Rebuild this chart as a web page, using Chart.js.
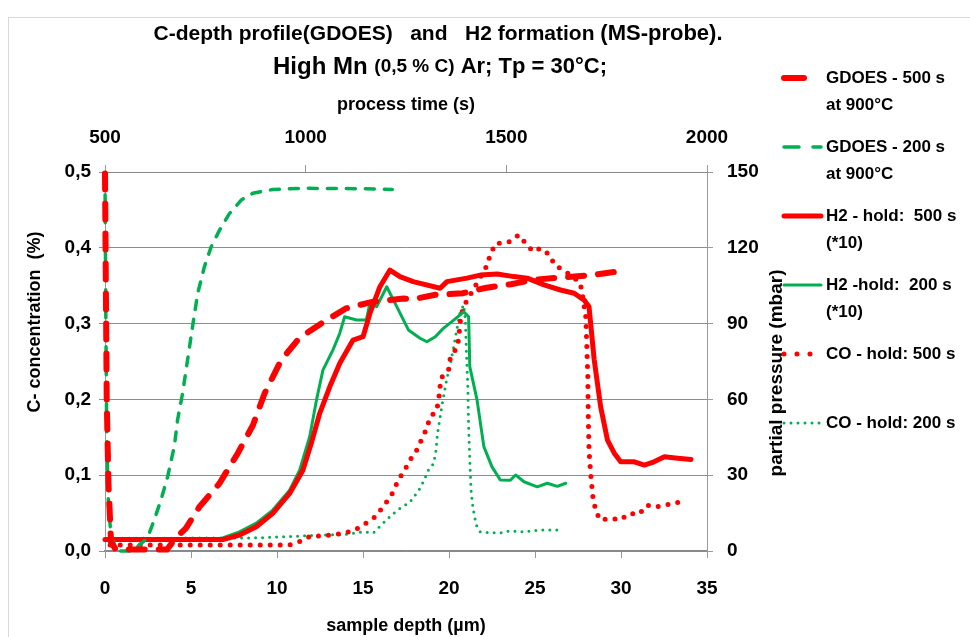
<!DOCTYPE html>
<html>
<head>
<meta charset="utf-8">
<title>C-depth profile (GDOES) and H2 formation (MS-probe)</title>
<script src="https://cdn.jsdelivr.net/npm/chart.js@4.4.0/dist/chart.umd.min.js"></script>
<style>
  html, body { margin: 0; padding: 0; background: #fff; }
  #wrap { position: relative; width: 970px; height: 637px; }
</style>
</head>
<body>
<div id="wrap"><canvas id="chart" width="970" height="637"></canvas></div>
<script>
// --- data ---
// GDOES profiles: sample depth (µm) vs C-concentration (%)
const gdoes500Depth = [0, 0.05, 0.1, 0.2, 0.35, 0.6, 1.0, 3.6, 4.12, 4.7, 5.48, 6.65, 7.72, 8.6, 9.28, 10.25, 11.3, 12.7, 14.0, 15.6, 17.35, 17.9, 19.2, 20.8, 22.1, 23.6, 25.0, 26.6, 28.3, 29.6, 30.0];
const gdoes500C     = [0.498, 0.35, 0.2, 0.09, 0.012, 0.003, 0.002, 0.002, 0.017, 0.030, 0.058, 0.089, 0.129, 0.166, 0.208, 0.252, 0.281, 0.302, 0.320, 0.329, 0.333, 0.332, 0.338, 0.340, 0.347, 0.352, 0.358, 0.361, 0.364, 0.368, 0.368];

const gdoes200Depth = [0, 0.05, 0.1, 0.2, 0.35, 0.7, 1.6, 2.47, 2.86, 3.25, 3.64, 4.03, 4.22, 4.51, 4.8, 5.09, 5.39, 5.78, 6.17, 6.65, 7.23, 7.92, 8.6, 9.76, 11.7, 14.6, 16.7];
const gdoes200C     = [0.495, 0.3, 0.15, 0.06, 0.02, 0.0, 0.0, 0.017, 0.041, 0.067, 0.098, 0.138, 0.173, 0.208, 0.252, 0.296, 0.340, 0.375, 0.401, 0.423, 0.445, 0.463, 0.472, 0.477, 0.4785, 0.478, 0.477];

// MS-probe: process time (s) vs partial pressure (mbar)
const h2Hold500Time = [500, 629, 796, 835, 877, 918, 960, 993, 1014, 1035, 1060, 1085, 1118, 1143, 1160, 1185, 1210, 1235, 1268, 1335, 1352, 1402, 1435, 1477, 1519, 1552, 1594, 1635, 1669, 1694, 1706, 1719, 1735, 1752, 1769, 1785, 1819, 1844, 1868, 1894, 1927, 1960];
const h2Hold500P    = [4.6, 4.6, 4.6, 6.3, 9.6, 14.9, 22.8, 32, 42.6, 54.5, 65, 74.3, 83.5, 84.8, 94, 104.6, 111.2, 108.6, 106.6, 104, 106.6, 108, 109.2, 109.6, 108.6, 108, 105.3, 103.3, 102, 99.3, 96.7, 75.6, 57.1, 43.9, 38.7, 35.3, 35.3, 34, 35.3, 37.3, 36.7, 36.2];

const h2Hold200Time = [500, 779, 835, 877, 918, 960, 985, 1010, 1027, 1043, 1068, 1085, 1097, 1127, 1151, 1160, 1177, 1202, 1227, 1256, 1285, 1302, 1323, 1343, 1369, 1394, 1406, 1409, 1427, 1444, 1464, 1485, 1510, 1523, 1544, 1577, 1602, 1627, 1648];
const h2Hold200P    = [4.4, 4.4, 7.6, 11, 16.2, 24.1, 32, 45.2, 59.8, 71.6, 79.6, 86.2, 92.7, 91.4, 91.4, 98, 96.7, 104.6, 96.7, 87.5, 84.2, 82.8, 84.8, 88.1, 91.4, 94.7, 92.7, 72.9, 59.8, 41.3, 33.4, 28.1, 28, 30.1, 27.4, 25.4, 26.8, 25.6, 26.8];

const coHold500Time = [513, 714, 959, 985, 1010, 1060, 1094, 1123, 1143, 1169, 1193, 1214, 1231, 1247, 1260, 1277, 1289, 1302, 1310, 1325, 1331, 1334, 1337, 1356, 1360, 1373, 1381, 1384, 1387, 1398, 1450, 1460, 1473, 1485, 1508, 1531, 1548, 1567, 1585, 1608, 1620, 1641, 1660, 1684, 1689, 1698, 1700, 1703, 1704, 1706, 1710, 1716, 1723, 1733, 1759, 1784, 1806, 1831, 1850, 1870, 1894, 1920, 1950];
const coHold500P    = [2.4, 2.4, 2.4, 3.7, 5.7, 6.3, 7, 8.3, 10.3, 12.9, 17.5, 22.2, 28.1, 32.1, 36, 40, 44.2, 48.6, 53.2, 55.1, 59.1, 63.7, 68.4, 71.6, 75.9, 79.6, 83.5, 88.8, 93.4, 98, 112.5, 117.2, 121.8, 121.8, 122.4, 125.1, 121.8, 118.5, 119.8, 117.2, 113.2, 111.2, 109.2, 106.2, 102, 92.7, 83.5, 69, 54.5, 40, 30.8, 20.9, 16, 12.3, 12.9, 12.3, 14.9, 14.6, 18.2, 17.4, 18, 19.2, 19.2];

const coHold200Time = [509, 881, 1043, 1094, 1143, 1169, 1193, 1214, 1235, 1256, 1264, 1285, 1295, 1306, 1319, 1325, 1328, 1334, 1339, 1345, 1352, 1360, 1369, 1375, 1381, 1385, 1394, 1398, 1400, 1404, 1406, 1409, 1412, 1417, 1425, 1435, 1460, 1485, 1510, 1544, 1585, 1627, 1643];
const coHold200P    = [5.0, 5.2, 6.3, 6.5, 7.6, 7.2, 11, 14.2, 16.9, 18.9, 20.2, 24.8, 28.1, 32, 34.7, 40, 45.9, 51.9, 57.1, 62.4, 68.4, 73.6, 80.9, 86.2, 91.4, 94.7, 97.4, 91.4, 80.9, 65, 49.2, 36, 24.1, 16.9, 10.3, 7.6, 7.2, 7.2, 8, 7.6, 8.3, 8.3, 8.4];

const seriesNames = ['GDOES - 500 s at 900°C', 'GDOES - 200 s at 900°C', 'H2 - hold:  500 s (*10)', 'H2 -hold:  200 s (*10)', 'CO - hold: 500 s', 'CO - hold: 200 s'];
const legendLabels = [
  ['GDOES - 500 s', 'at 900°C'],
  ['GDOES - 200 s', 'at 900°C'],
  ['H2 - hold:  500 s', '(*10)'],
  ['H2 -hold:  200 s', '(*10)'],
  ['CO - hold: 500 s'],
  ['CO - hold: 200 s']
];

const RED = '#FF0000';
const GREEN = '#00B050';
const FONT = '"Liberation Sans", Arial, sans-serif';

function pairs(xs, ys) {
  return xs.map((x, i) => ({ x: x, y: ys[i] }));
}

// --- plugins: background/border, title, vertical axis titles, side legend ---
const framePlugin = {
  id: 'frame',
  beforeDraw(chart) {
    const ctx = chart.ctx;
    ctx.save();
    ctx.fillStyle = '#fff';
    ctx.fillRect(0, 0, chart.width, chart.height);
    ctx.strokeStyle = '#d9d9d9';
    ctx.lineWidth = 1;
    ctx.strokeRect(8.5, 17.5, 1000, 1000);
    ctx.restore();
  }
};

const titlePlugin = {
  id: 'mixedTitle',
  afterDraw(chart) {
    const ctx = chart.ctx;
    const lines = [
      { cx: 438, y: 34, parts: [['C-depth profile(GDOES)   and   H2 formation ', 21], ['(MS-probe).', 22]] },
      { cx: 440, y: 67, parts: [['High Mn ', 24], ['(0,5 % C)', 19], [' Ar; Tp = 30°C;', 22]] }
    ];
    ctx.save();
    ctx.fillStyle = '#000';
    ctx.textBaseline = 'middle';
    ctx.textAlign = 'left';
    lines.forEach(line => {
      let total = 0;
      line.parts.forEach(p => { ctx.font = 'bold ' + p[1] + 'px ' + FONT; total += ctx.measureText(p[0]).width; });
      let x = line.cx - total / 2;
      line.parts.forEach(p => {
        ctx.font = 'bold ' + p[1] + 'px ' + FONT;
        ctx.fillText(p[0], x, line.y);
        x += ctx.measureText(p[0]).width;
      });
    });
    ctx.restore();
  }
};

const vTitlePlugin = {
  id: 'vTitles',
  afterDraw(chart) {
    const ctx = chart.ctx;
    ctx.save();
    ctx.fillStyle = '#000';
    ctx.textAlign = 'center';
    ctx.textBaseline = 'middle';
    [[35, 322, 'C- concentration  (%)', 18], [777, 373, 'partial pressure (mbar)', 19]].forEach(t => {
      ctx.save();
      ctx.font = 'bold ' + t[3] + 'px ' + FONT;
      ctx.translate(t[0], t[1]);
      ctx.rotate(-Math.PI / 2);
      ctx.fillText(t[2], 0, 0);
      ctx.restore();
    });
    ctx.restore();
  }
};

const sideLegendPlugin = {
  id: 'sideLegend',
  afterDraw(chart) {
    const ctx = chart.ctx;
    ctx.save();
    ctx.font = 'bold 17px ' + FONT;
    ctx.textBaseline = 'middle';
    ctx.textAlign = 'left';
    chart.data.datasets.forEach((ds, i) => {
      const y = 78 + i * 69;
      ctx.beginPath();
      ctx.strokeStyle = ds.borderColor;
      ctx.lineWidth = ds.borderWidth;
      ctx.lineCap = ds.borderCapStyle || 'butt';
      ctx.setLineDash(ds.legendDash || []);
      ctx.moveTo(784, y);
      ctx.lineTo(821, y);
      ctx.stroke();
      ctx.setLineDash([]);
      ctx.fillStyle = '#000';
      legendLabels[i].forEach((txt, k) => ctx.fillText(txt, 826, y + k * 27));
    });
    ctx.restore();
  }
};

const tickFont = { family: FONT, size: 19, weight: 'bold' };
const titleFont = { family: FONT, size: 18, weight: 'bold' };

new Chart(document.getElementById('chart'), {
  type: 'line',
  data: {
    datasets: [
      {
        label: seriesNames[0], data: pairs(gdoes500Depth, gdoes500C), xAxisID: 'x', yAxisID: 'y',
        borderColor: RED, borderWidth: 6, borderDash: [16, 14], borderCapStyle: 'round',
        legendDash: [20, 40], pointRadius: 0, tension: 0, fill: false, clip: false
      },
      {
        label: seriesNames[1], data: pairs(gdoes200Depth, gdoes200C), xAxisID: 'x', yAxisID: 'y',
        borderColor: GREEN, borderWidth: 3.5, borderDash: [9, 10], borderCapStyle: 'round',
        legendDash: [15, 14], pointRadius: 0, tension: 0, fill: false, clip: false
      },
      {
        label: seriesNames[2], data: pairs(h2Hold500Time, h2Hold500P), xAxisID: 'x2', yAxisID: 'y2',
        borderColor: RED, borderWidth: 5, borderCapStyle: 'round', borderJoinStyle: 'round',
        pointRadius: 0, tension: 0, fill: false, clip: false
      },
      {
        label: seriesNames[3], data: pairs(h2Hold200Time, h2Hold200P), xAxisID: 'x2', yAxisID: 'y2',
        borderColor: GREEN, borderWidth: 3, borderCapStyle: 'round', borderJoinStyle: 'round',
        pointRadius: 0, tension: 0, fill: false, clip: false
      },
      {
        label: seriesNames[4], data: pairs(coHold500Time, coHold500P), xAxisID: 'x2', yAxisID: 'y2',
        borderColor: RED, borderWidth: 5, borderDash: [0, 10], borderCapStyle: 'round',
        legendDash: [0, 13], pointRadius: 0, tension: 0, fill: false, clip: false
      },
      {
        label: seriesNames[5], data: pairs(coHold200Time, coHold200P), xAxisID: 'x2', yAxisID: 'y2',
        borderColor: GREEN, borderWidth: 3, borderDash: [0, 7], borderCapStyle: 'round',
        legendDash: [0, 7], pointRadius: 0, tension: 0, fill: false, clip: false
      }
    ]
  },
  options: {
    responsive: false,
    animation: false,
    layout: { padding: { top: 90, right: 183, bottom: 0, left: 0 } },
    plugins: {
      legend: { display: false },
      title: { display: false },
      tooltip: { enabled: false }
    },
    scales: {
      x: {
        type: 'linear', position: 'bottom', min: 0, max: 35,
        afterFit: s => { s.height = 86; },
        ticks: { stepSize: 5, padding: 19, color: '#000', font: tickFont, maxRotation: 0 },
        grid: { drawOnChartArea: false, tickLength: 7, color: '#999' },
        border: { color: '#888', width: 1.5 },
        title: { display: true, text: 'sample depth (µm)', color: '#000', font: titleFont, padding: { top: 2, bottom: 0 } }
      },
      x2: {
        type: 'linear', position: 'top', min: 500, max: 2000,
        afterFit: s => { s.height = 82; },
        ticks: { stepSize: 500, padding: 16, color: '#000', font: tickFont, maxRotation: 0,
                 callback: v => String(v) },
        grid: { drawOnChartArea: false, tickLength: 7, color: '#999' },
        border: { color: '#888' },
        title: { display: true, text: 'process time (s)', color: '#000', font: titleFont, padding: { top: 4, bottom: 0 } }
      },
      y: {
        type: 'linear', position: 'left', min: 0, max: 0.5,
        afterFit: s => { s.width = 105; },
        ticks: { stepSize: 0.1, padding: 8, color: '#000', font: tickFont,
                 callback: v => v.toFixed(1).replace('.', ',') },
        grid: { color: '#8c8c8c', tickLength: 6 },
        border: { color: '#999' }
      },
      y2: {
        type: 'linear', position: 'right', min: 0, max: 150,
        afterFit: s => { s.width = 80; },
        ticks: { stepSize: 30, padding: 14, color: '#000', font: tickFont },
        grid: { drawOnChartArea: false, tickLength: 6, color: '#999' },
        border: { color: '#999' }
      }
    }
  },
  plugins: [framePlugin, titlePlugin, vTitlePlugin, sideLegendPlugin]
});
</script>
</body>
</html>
—————
--- What the exercise asks ---
Give again exactly the lines running from the beginning of the material above through the line that contains "0.364, 0.368, 0.368];", and leave out every picture.

--- Solution to the problem ---
Rebuild this chart as a web page, using Chart.js.
<!DOCTYPE html>
<html>
<head>
<meta charset="utf-8">
<title>C-depth profile (GDOES) and H2 formation (MS-probe)</title>
<script src="https://cdn.jsdelivr.net/npm/chart.js@4.4.0/dist/chart.umd.min.js"></script>
<style>
  html, body { margin: 0; padding: 0; background: #fff; }
  #wrap { position: relative; width: 970px; height: 637px; }
</style>
</head>
<body>
<div id="wrap"><canvas id="chart" width="970" height="637"></canvas></div>
<script>
// --- data ---
// GDOES profiles: sample depth (µm) vs C-concentration (%)
const gdoes500Depth = [0, 0.05, 0.1, 0.2, 0.35, 0.6, 1.0, 3.6, 4.12, 4.7, 5.48, 6.65, 7.72, 8.6, 9.28, 10.25, 11.3, 12.7, 14.0, 15.6, 17.35, 17.9, 19.2, 20.8, 22.1, 23.6, 25.0, 26.6, 28.3, 29.6, 30.0];
const gdoes500C     = [0.498, 0.35, 0.2, 0.09, 0.012, 0.003, 0.002, 0.002, 0.017, 0.030, 0.058, 0.089, 0.129, 0.166, 0.208, 0.252, 0.281, 0.302, 0.320, 0.329, 0.333, 0.332, 0.338, 0.340, 0.347, 0.352, 0.358, 0.361, 0.364, 0.368, 0.368];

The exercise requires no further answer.